Adidas upgraded its profitability target for 2020, boosted by double-digit sale increases in key regions and momentum in the running category and Adidas Originals brand.
In a Nutshell: Adidas reported double-digit growth in most regions in Q4. The combined sales of the Adidas and Reebok brands increased 32 percent in Greater China and 31 percent in North America. Sales in Western Europe grew 17 percent, while Latin America sales increased 19 percent.

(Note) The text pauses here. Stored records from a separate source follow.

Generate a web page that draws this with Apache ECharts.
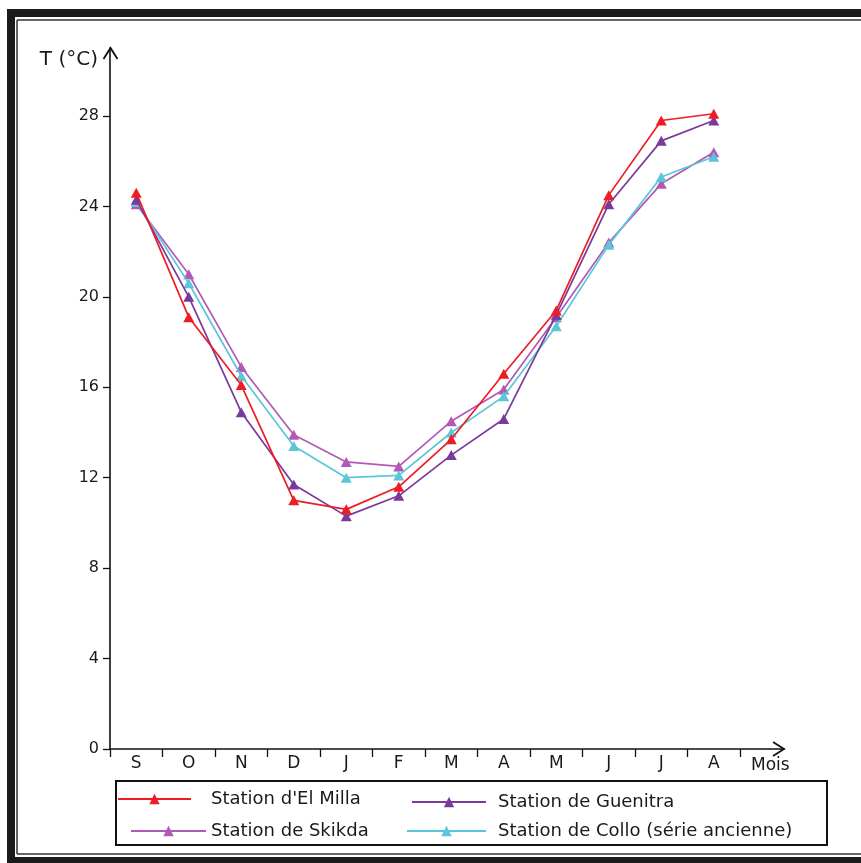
<!DOCTYPE html>
<html>
<head>
<meta charset="utf-8">
<script src="https://cdn.jsdelivr.net/npm/echarts@6/dist/echarts.min.js"></script>
<style>
html,body{margin:0;padding:0;background:#fff;}
#chart{width:861px;height:863px;}
</style>
</head>
<body>
<div id="chart"></div>
<script>
// ---- data ----
var months = ['S','O','N','D','J','F','M','A','M','J','J','A'];
var yTicks = [0,4,8,12,16,20,24,28];
var seriesNames = ["Station d'El Milla","Station de Guenitra","Station de Skikda","Station de Collo (série ancienne)"];
var elMilla  = [24.6, 19.1, 16.1, 11.0, 10.6, 11.6, 13.7, 16.6, 19.4, 24.5, 27.8, 28.1];
var guenitra = [24.3, 20.0, 14.9, 11.7, 10.3, 11.2, 13.0, 14.6, 19.2, 24.1, 26.9, 27.8];
var skikda   = [24.1, 21.0, 16.9, 13.9, 12.7, 12.5, 14.5, 15.9, 19.1, 22.4, 25.0, 26.4];
var collo    = [24.2, 20.6, 16.5, 13.4, 12.0, 12.1, 14.0, 15.6, 18.7, 22.3, 25.3, 26.2];

var colors = ['#ee1c25', '#7a3a9c', '#b259b6', '#5cc6d8'];
var FONT = 'DejaVu Sans';
var TXT = '#1a1a1a';

var chart = echarts.init(document.getElementById('chart'), null, {renderer:'canvas'});

function mkSeries(name, data, color, z) {
  return {
    name: name, type: 'line', data: data, clip: false,
    xAxisIndex: 0, yAxisIndex: 0,
    symbol: 'triangle', symbolSize: [11, 10],
    lineStyle: {color: color, width: 1.7},
    itemStyle: {color: color},
    z: z
  };
}

function mkLegend(name, left, top, w, pad) {
  return {
    data: [name], left: left, top: top, padding: 0,
    itemWidth: w, itemHeight: 13, itemGap: 0,
    textStyle: {fontFamily: FONT, fontSize: 18, color: TXT, padding: [0,0,0,pad], lineHeight: 20}
  };
}

var option = {
  animation: false,
  backgroundColor: '#fff',
  grid: [
    {left: 110, right: 121, top: 116, bottom: 114},
    {left: 110, right: 77, top: 48, bottom: 114}
  ],
  xAxis: [
    {
      type: 'category', gridIndex: 0, data: months, boundaryGap: true,
      axisLine: {show: false},
      axisTick: {show: true, length: 8, lineStyle: {color: '#111', width: 1.3}},
      axisLabel: {margin: 6, fontFamily: FONT, fontSize: 17, color: TXT, interval: 0},
      splitLine: {show: false}
    },
    {
      type: 'value', gridIndex: 1, min: 0, max: 1,
      axisLine: {show: true, lineStyle: {color: '#111', width: 1.6}},
      axisTick: {show: false}, axisLabel: {show: false}, splitLine: {show: false},
      name: 'Mois', nameLocation: 'end', nameGap: -33,
      nameTextStyle: {fontFamily: FONT, fontSize: 17, color: TXT, align: 'left', verticalAlign: 'top', padding: [8,0,0,0]}
    }
  ],
  yAxis: [
    {
      type: 'value', gridIndex: 0, min: 0, max: 28, interval: 4,
      axisLine: {show: false},
      axisTick: {show: true, length: 7, lineStyle: {color: '#111', width: 1.3}, customValues: yTicks},
      axisLabel: {margin: 11, fontFamily: FONT, fontSize: 16, color: TXT, customValues: yTicks},
      splitLine: {show: false}
    },
    {
      type: 'value', gridIndex: 1, min: 0, max: 1,
      axisLine: {show: true, lineStyle: {color: '#111', width: 1.6}},
      axisTick: {show: false}, axisLabel: {show: false}, splitLine: {show: false},
      name: 'T (°C)', nameLocation: 'end', nameGap: -12,
      nameTextStyle: {fontFamily: FONT, fontSize: 20, color: TXT, align: 'right', verticalAlign: 'middle', padding: [0,12,0,0]}
    }
  ],
  legend: [
    mkLegend(seriesNames[0], 117, 789, 73, 15),
    mkLegend(seriesNames[1], 411, 792, 74, 7),
    mkLegend(seriesNames[2], 130, 821, 75, 0),
    mkLegend(seriesNames[3], 406, 821, 79, 7)
  ],
  series: [
    mkSeries(seriesNames[2], skikda, colors[2], 3),
    mkSeries(seriesNames[3], collo, colors[3], 4),
    mkSeries(seriesNames[1], guenitra, colors[1], 5),
    mkSeries(seriesNames[0], elMilla, colors[0], 6)
  ],
  graphic: [
    // outer frame
    {type: 'rect', shape: {x: 7, y: 9, width: 854, height: 8}, style: {fill: '#1c1a1b'}, silent: true},
    {type: 'rect', shape: {x: 7, y: 9, width: 8, height: 854}, style: {fill: '#1c1a1b'}, silent: true},
    {type: 'rect', shape: {x: 7, y: 857, width: 854, height: 6}, style: {fill: '#1c1a1b'}, silent: true},
    {type: 'line', shape: {x1: 17, y1: 20, x2: 861, y2: 20}, style: {stroke: '#333', lineWidth: 1.5}, silent: true},
    {type: 'line', shape: {x1: 17, y1: 20, x2: 17, y2: 854}, style: {stroke: '#333', lineWidth: 1.5}, silent: true},
    {type: 'line', shape: {x1: 17, y1: 854, x2: 861, y2: 854}, style: {stroke: '#333', lineWidth: 1.5}, silent: true},
    // axis arrowheads
    {type: 'polyline', shape: {points: [[103.5, 59], [110.5, 48], [117.5, 59]]}, style: {stroke: '#111', lineWidth: 1.8, fill: null}, silent: true},
    {type: 'polyline', shape: {points: [[773, 742], [784, 749], [773, 756]]}, style: {stroke: '#111', lineWidth: 1.8, fill: null}, silent: true},
    // legend box
    {type: 'rect', shape: {x: 116, y: 781, width: 711, height: 64}, style: {fill: null, stroke: '#111', lineWidth: 2}, silent: true}
  ]
};
chart.setOption(option);
</script>
</body>
</html>
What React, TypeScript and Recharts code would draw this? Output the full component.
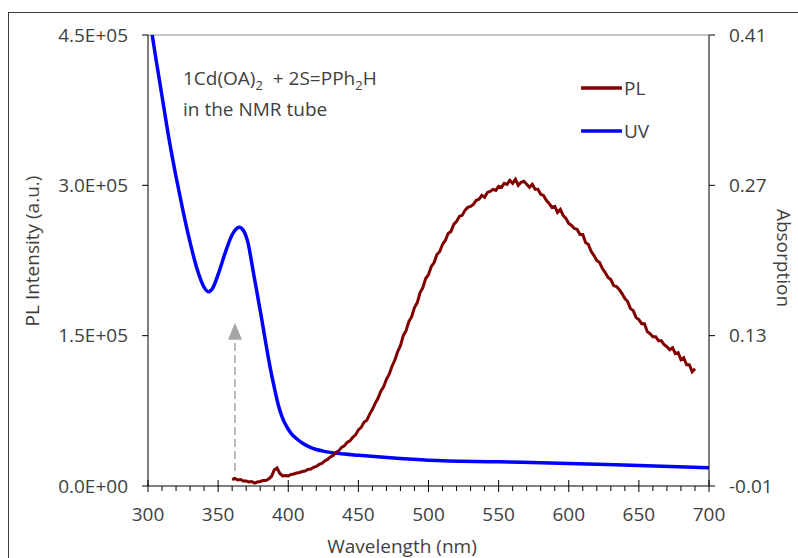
import { LineChart, Line, XAxis, YAxis, ReferenceLine, Legend } from 'recharts'

const FONT = '"Open Sans", sans-serif'
const TEXT = '#404040'

// UV absorption spectrum (nm, absorbance)
const uvWavelength = [300, 303, 306, 310, 315, 320, 325, 330, 335, 340, 343, 346, 350, 355, 360, 365, 368, 371, 375, 378, 381, 384, 387, 390, 393, 396, 399, 402, 406, 410, 415, 420, 425, 430, 440, 450, 475, 500, 550, 600, 650, 700]
const uvAbsorption = [0.435, 0.41, 0.385, 0.353, 0.313, 0.278, 0.246, 0.217, 0.192, 0.175, 0.171, 0.174, 0.187, 0.207, 0.224, 0.231, 0.228, 0.218, 0.19, 0.168, 0.146, 0.123, 0.101, 0.082, 0.065, 0.053, 0.045, 0.039, 0.034, 0.03, 0.0265, 0.024, 0.0225, 0.0213, 0.0197, 0.0186, 0.016, 0.014, 0.0125, 0.011, 0.009, 0.007]

// PL spectrum, sampled every 2 nm from 360 nm (intensity in thousands)
const plStart = 360
const plStep = 2
const plIntensityK = [
  6.5, 7.5, 6, 6.5, 5, 5, 4, 4.5, 3, 4, 4.5, 5.5, 5.5, 7, 9.5, 16, 18, 12.5, 10, 10.5,
  10, 11.5, 12, 13, 13.5, 14.5, 15, 16.5, 17, 18.5, 19.5, 21.5, 22.5, 25, 26.5, 29, 30.5, 33.5, 35, 38.5,
  40, 43.5, 45, 48.5, 51, 56, 58.5, 63.5, 65.5, 71.5, 76.5, 82.5, 87.5, 94.5, 99, 106.5, 111.5, 119.5, 125.5, 134,
  140, 150, 155, 164, 169, 178, 183, 193, 198, 207, 211, 219, 223, 231, 234, 241, 245, 252, 254, 261,
  264, 269, 270, 275, 278, 279, 281, 285, 286, 290, 288, 293, 294, 296, 295, 299, 298, 302, 301, 305,
  302, 306, 300, 303, 304, 301, 298, 301, 296, 296, 291, 290, 285, 282, 278, 279, 273, 276, 270, 267,
  262, 260, 257, 256, 251, 251, 243, 241, 234, 230, 225, 223, 217, 213, 208, 206, 200, 199, 196, 192,
  187, 184, 177, 175, 168, 166, 162, 162, 154, 152, 149, 149, 145, 145, 141, 139, 136, 138, 132, 133,
  126, 128, 121, 121, 114, 117,
]

const leftTicks = [0, 150000, 300000, 450000]
const rightTicks = [-0.01, 0.13, 0.27, 0.41]
const xMajor = [300, 350, 400, 450, 500, 550, 600, 650, 700]
const xTicks = Array.from({ length: 41 }, (_, i) => 300 + i * 10)

const uvData = uvWavelength.map((nm, i) => ({ nm, abs: uvAbsorption[i] }))
const plData = plIntensityK.map((v, i) => ({ nm: plStart + i * plStep, pl: v * 1000 }))

const legendItems = [
  { name: 'PL', color: '#800000' },
  { name: 'UV', color: '#0000ff' },
]

const sci = (v: number) => {
  const [m, e] = v.toExponential(1).split('e')
  const exp = Math.abs(parseInt(e, 10)).toString().padStart(2, '0')
  return `${m}E${parseInt(e, 10) < 0 ? '-' : '+'}${exp}`
}

const XTick = (props: any) => {
  const { x, y, payload } = props
  const major = xMajor.includes(payload.value)
  return (
    <g>
      {major
        ? <line x1={x} x2={x} y1={y - 6} y2={y + 6} stroke="#000" />
        : <line x1={x} x2={x} y1={y} y2={y + 5} stroke="#000" />}
      {major && (
        <text x={x} y={y + 35} textAnchor="middle" fill={TEXT} fontSize={19} fontFamily={FONT}>
          {payload.value}
        </text>
      )}
    </g>
  )
}

const Arrow = (props: any) => {
  const { x1, y1, x2, y2 } = props
  const head = 17
  return (
    <g>
      <line x1={x1} y1={y1} x2={x2} y2={y2 + head} stroke="#a6a6a6" strokeWidth={1.5} strokeDasharray="8 4" />
      <polygon points={`${x2},${y2} ${x2 - 7},${y2 + head} ${x2 + 7},${y2 + head}`} fill="#a6a6a6" />
    </g>
  )
}

const LegendContent = () => (
  <div style={{ fontFamily: FONT, fontSize: 19, color: TEXT }}>
    {legendItems.map(item => (
      <div key={item.name} style={{ display: 'flex', alignItems: 'center', height: 24, marginBottom: 19 }}>
        <svg width={41} height={6}>
          <line x1={1} x2={40} y1={3} y2={3} stroke={item.color} strokeWidth={3.5} strokeLinecap="round" />
        </svg>
        <span style={{ marginLeft: 2, lineHeight: '24px' }}>{item.name}</span>
      </div>
    ))}
  </div>
)

export default function App() {
  return (
    <div style={{ position: 'absolute', left: 0, top: 0, width: 798, height: 558, background: '#fff', overflow: 'hidden', fontFamily: FONT }}>
      <div style={{ position: 'absolute', left: 8, top: 12, width: 820, height: 600, border: '1px solid #3c3c3c' }} />
      <LineChart width={798} height={558} margin={{ top: 35, right: 0, bottom: 0, left: 0 }}>
        <XAxis
          type="number"
          dataKey="nm"
          domain={[300, 700]}
          ticks={xTicks}
          interval={0}
          tick={<XTick />}
          tickLine={false}
          tickSize={0}
          tickMargin={0}
          height={72}
          axisLine={{ stroke: '#000' }}
        />
        <YAxis
          yAxisId="left"
          orientation="left"
          width={148}
          domain={[0, 450000]}
          ticks={leftTicks}
          interval={0}
          tickFormatter={sci}
          tickSize={6}
          tickMargin={14}
          tick={{ fill: TEXT, fontSize: 19, fontFamily: FONT }}
          tickLine={{ stroke: '#000' }}
          axisLine={{ stroke: '#000' }}
        />
        <YAxis
          yAxisId="right"
          orientation="right"
          width={89}
          domain={[-0.01, 0.41]}
          allowDataOverflow
          ticks={rightTicks}
          interval={0}
          tickFormatter={(v: number) => v.toFixed(2)}
          tickSize={6}
          tickMargin={14}
          tick={{ fill: TEXT, fontSize: 19, fontFamily: FONT }}
          tickLine={{ stroke: '#000' }}
          axisLine={{ stroke: '#000' }}
        />
        <ReferenceLine yAxisId="left" y={450000} stroke="#8c8c8c" />
        <ReferenceLine
          yAxisId="left"
          segment={[{ x: 362, y: 15000 }, { x: 362, y: 163000 }]}
          shape={<Arrow />}
        />
        <Line
          yAxisId="right"
          data={uvData}
          dataKey="abs"
          type="monotone"
          stroke="#0000ff"
          strokeWidth={3.5}
          dot={false}
          isAnimationActive={false}
        />
        <Line
          yAxisId="left"
          data={plData}
          dataKey="pl"
          type="linear"
          stroke="#800000"
          strokeWidth={3}
          dot={false}
          isAnimationActive={false}
        />
        <Legend
          layout="vertical"
          align="center"
          verticalAlign="middle"
          content={<LegendContent />}
          wrapperStyle={{ left: 581, top: 76, width: 80 }}
        />
      </LineChart>
      <div style={{ position: 'absolute', left: 183, top: 66, fontSize: 19, lineHeight: '24px', color: TEXT, whiteSpace: 'nowrap' }}>
        <div>1Cd(OA)<sub style={{ fontSize: 13 }}>2</sub>&nbsp; + 2S=PPh<sub style={{ fontSize: 13 }}>2</sub>H</div>
        <div>in the NMR tube</div>
      </div>
      <div style={{ position: 'absolute', left: 402, top: 546, transform: 'translate(-50%, -50%)', fontSize: 19, color: TEXT, whiteSpace: 'nowrap' }}>
        Wavelength (nm)
      </div>
      <div style={{ position: 'absolute', left: 32, top: 251, transform: 'translate(-50%, -50%) rotate(-90deg)', fontSize: 19, color: TEXT, whiteSpace: 'nowrap' }}>
        PL Intensity (a.u.)
      </div>
      <div style={{ position: 'absolute', left: 784, top: 258, transform: 'translate(-50%, -50%) rotate(90deg)', fontSize: 19, color: TEXT, whiteSpace: 'nowrap' }}>
        Absorption
      </div>
    </div>
  )
}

Following a strong financial performance in 2017, Adidas has also upgraded its 2020 profitability target. It continues to forecast currency-neutral revenues to grow between 10 percent to 12 percent on average per year between 2015-2020. However, the company now expects to reach an operating margin of up to 11.5% by 2020, instead of the previously projected 11 percent.
Sales: Adidas revenues increased 19 percent on a currency-neutral basis, driven by a 22 percent increase at brand Adidas in Q4 to 5.05 billion euros ($6.24 billion). Sales were boosted by strong double-digit sales growth in the running, football and outdoor categories as well as in the Adidas Originals and Adidas Neo brands.
The Reebok brand took a hit, with revenues down 1 percent. Double-digit increases in the running category and in Classics were more than offset by declines in the training category.
Earnings: Better pricing and channel mix drove gross margin up 2.2% to 51.7% Net income grew to 34 million euros ($41.9 billion), or 0.17 euro per share, compared to a loss of 0.05 euro per share in 2016.
CEO’s Take: “2017 was a strong year—financially and operationally. We made great progress toward achieving our mission to be the best sports company in the world. Our strategic growth areas—North America, Greater China and Digital Commerce—were the main drivers of our performance,” Adidas CEO Kasper Rorsted said. “2018 is a key milestone on the road to achieving our long-term targets for 2020. We expect quality growth, with overproportionate bottom-line improvements. This will enable an even stronger increase in profitability by 2020 and allows us to upgrade our long-term target yet again.”